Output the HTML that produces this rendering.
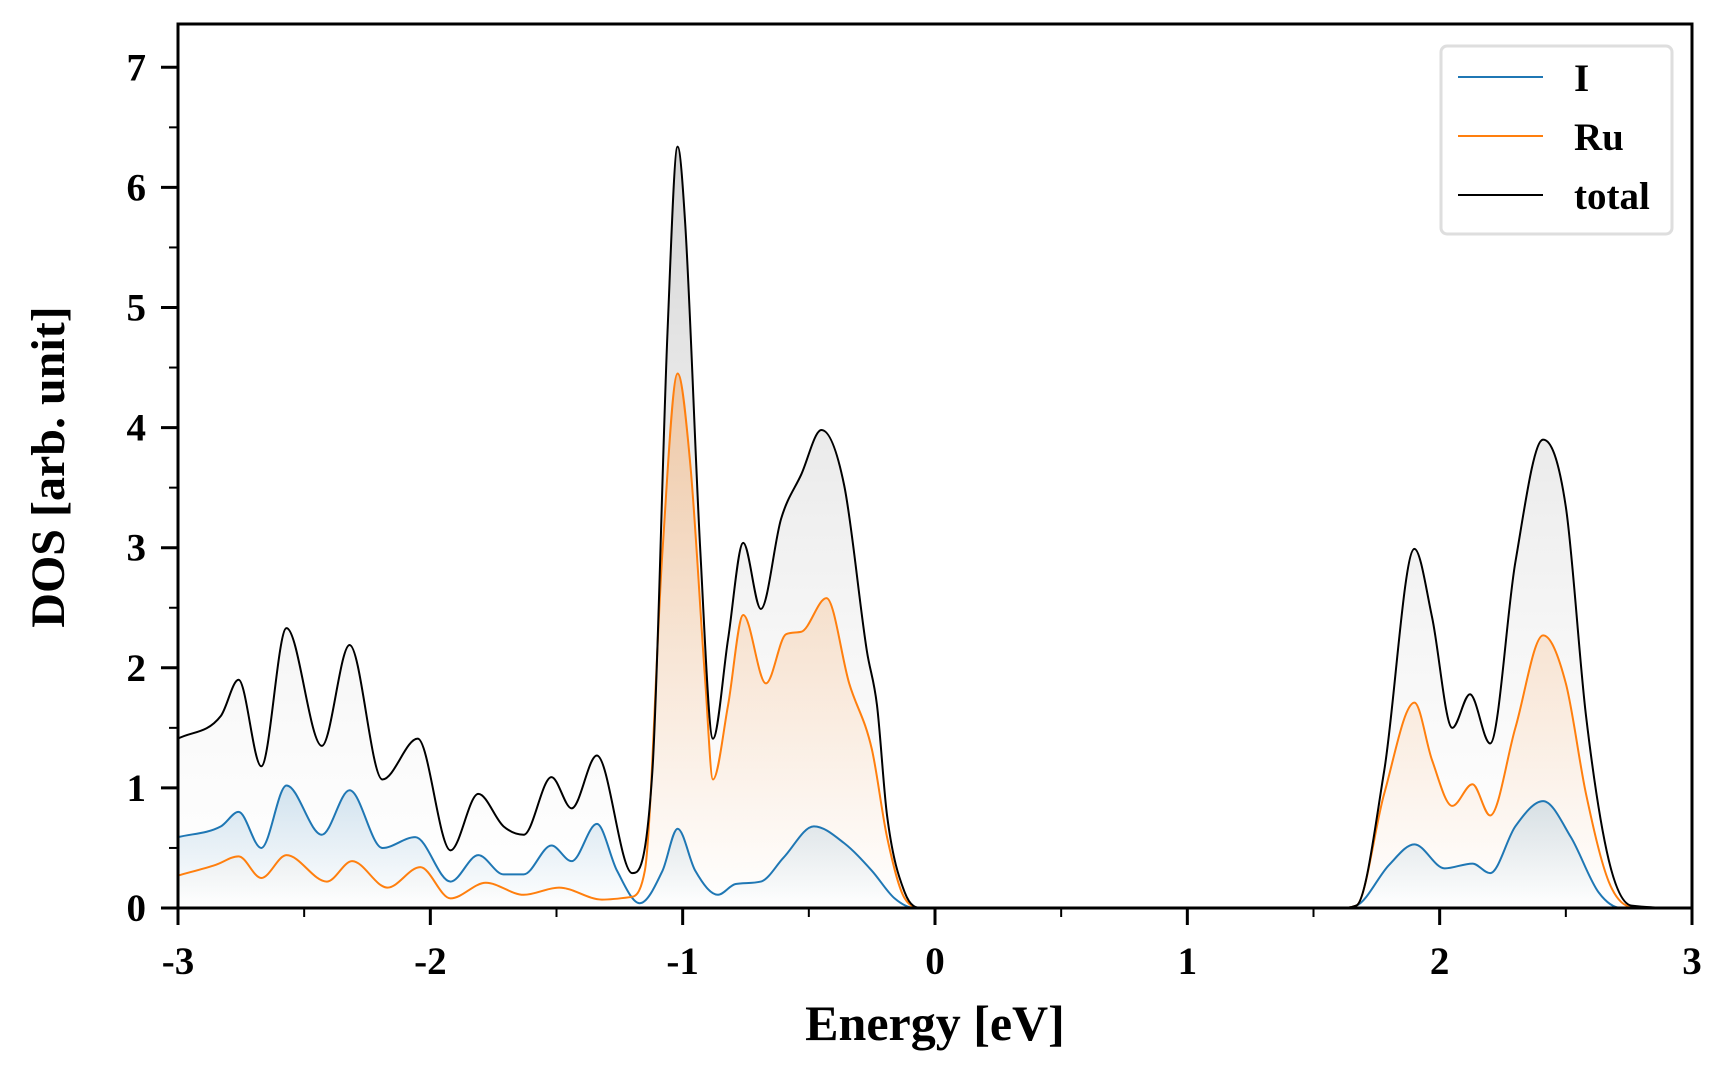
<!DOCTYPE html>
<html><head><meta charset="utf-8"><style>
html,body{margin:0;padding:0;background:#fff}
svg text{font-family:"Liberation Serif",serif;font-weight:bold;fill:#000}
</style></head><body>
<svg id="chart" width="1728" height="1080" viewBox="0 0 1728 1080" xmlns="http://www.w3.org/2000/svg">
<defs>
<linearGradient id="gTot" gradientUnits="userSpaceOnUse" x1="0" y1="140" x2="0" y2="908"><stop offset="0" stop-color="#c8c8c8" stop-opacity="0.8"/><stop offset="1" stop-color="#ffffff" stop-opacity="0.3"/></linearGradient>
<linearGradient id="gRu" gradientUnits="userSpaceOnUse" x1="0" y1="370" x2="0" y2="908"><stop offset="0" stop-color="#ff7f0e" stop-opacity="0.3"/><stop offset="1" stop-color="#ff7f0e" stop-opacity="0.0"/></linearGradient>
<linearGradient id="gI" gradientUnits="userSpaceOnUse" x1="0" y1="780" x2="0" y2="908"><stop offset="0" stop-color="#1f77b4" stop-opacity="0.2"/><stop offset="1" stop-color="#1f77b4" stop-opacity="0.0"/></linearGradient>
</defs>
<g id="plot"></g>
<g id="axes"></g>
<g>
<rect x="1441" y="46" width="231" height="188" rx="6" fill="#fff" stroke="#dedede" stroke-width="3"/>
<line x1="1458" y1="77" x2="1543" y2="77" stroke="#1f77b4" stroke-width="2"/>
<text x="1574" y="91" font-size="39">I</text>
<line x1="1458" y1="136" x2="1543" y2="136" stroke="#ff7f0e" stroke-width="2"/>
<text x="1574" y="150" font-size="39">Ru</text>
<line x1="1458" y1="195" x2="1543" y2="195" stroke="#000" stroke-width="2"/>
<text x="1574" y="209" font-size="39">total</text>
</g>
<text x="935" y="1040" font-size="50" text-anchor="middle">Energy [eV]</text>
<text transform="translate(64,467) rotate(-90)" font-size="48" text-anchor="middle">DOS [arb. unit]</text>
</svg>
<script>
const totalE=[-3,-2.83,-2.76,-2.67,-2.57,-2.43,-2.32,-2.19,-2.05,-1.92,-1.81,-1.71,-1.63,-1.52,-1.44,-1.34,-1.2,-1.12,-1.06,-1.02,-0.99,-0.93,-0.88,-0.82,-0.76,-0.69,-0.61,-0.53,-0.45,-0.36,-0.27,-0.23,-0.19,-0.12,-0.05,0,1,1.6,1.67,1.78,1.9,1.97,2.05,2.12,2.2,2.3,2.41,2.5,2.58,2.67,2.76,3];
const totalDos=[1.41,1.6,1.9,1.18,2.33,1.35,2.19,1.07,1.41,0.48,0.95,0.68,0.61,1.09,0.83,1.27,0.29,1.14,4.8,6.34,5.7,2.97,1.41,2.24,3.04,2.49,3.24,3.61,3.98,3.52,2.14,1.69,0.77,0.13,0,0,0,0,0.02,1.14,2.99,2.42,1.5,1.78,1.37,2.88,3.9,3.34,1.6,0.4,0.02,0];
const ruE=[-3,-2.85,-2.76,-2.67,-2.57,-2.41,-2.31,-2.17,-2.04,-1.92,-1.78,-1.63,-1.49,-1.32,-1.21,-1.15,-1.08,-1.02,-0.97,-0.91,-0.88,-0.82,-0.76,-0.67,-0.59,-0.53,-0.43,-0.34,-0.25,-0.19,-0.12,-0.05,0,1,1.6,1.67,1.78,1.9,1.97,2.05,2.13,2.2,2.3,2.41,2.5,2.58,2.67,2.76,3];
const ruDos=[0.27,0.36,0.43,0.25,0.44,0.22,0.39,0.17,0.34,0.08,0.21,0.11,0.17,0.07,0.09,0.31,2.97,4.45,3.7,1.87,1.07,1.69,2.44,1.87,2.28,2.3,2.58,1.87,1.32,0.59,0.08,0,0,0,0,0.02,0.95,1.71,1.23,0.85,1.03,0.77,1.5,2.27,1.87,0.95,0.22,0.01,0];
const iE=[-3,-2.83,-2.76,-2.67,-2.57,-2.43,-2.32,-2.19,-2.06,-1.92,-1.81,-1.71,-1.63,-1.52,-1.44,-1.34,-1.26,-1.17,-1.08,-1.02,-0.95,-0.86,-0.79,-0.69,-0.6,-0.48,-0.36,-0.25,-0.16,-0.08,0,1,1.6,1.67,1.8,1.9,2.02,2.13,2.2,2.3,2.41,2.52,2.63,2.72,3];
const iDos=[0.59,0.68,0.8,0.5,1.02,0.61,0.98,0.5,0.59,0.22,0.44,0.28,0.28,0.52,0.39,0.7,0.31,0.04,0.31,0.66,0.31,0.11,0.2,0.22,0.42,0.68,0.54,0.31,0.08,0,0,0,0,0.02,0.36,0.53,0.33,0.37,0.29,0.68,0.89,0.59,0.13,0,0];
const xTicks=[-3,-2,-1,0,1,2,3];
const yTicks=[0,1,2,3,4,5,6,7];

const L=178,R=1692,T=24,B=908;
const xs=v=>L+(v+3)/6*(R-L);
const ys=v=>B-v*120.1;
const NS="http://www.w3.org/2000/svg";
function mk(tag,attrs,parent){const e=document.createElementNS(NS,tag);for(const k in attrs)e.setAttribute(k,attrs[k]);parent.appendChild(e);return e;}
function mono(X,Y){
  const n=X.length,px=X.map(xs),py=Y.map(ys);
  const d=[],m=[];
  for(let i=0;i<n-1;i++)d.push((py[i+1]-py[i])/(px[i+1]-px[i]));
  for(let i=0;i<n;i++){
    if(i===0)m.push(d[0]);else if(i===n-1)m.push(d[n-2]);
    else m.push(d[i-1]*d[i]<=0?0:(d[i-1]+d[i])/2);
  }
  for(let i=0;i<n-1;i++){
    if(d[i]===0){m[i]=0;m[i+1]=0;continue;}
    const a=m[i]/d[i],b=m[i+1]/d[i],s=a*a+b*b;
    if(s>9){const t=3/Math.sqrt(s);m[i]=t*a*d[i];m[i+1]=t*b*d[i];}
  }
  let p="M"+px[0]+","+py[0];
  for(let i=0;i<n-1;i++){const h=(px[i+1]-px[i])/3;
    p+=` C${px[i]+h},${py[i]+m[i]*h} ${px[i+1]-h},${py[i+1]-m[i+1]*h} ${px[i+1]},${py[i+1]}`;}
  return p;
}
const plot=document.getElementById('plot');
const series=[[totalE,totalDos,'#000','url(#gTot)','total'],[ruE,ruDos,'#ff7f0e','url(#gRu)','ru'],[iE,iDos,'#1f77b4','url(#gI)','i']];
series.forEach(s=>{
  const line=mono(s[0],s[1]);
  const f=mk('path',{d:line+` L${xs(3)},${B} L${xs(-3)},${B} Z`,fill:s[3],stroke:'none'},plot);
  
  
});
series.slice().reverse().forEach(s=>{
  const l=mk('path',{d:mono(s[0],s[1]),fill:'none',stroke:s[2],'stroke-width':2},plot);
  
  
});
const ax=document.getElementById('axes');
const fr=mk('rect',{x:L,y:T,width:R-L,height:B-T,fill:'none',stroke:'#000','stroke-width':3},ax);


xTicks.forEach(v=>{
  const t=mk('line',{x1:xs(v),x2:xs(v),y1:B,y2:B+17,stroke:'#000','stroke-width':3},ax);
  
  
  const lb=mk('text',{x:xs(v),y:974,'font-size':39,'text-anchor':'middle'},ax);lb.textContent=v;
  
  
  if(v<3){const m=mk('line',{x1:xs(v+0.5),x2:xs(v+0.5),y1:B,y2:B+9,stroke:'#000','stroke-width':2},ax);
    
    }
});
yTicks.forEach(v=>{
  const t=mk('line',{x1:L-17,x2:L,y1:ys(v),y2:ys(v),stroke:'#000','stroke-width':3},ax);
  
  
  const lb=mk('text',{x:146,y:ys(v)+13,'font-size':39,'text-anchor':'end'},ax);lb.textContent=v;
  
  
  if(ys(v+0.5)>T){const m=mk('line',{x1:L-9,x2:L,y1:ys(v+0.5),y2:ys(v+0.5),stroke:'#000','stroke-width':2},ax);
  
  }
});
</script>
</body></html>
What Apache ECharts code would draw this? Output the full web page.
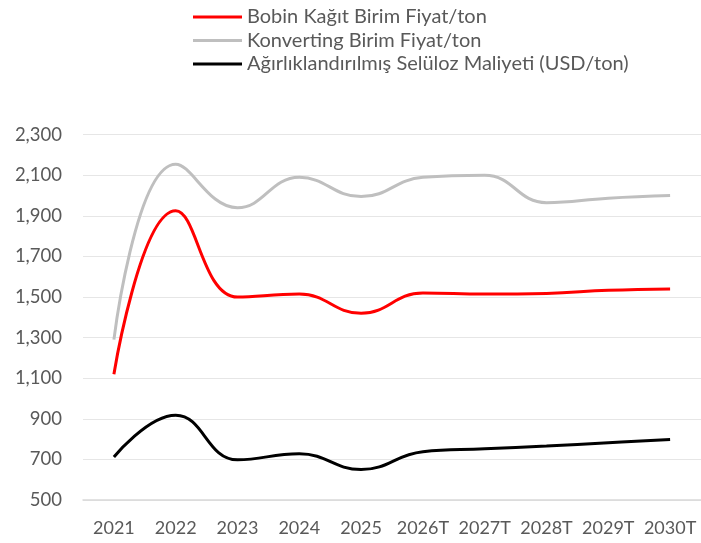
==========
• REQUIRED WORK: State the number of lines holding the word "Output" in the listing. Add nothing else.

• THE RESULT: 2